Logbook Outage Update
First, thanks to all for your patience. While we're waiting on the database to rebuild, I'd like to take this moment to provide some greater insight into what happened.
Last month, our cloud service provider, Amazon, distributed a set of mandatory security patches to all of our servers. These patches required system reboots and we never knew exactly when they would come. The "reboot day" came and went with little fanfare. We did notice a few problems on the Forums server which were immediately corrected. Everything else survived the reboot and was working properly, including the Logbook server.
This week, while performing routine health checks on our servers, we noticed that a key disk drive on the Logbook machine was filling up and had reached 86% full. While looking at ways to remedy this, we noticed that the error log file on the Logbook server had grown to an enormous size, nearly 300 Gigabytes. Looking at the log, there was an indication of an internal fault in the Logbook database which was causing a flood of warning messages. Despite these warnings, the Logbook server was apparently running normally.
Although the server was still running and the data was (apparently) still intact, we shut the server down as a precautionary measure. At first, we didn't know if this was a problem that we could correct immediately, or one which would require an extended outage. Accordingly, our first announcement indicated that the outage was less severe than it was, based on what we knew at the time. When we discovered that a full database reload was the only fix, we amended out announcement to more closely convey the situation.

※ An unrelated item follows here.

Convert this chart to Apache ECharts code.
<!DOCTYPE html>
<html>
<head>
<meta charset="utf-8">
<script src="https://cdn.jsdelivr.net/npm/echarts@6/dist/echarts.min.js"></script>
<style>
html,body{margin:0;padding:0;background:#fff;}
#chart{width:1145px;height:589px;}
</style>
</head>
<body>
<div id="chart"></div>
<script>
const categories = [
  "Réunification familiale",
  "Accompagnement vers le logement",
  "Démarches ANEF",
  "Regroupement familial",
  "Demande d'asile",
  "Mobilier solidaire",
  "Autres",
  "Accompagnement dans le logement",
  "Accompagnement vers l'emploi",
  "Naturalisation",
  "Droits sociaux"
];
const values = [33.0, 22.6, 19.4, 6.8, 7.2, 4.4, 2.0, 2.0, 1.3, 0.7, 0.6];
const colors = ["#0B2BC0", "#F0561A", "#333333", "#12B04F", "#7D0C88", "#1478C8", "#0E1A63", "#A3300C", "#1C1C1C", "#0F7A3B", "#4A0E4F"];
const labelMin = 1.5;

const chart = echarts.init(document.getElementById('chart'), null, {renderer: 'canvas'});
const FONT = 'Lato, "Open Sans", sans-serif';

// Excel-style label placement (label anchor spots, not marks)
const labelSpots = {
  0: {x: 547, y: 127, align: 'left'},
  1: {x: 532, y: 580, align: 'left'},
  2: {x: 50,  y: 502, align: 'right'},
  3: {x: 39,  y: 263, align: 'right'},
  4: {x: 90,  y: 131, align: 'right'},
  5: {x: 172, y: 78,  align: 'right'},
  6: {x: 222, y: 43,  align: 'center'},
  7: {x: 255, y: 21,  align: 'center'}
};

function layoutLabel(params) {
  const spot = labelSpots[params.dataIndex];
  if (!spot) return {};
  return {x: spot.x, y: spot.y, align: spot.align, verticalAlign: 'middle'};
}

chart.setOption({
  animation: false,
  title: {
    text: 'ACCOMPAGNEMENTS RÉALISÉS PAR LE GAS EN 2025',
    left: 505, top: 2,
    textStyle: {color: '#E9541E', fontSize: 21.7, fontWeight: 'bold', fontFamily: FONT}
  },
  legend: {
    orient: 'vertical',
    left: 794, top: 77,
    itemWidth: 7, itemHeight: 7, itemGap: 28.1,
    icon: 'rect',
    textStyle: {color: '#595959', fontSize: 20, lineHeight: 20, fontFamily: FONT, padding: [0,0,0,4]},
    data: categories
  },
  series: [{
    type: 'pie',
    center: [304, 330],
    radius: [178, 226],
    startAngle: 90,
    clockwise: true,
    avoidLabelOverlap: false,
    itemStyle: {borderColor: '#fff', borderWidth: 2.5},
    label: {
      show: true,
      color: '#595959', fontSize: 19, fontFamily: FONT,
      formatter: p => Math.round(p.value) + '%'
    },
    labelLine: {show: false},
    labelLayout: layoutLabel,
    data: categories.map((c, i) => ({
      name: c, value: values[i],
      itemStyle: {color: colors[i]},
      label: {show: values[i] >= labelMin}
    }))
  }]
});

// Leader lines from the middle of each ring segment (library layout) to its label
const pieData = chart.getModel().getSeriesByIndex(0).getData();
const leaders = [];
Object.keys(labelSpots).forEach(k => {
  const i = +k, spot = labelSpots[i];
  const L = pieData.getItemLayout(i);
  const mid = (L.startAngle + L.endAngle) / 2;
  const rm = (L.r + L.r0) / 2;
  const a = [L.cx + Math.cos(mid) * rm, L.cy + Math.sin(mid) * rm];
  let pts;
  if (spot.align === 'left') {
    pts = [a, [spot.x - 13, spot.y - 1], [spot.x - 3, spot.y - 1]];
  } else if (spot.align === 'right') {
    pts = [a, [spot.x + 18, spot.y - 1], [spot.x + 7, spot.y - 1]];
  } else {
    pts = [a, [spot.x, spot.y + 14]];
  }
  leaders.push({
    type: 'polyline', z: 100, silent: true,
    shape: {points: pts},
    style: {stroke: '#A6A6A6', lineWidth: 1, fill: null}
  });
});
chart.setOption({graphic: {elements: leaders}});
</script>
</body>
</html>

The problem was extremely esoteric and it is our belief that it was caused by last month's forced reboot. The most trustworthy fix was to dump the entire database and reload it into a fresh database engine. This is easy, technically, but very time consuming as there are now in excess of 72 million QSO's (stored in 67 gigabytes) to insert and index back into the database. The time needed to re-insert these records is not immediately known, however, at this moment, about 18 hours later, the database operation appears to be about 50% complete. Clearly, the Logbook won't be back this afternoon and may well take another 18 hours to complete.
While we regret the outage, we still believe that, given the circumstances, the precautionary shutdown was the best course to take to avoid the loss of QSO data. For those IT professionals among us, the same issue exists even with replicated databases as the error seems to propagate to replication servers. We don't use replication, however we do snapshot the entire 500GB database every night and we have several weeks worth of back copies to draw upon in the event of a more substantial disaster.
Again, we thank you for your patience and understanding as we are working diligently to bring the server back online.
73, -fred
Fred Lloyd, AA7BQ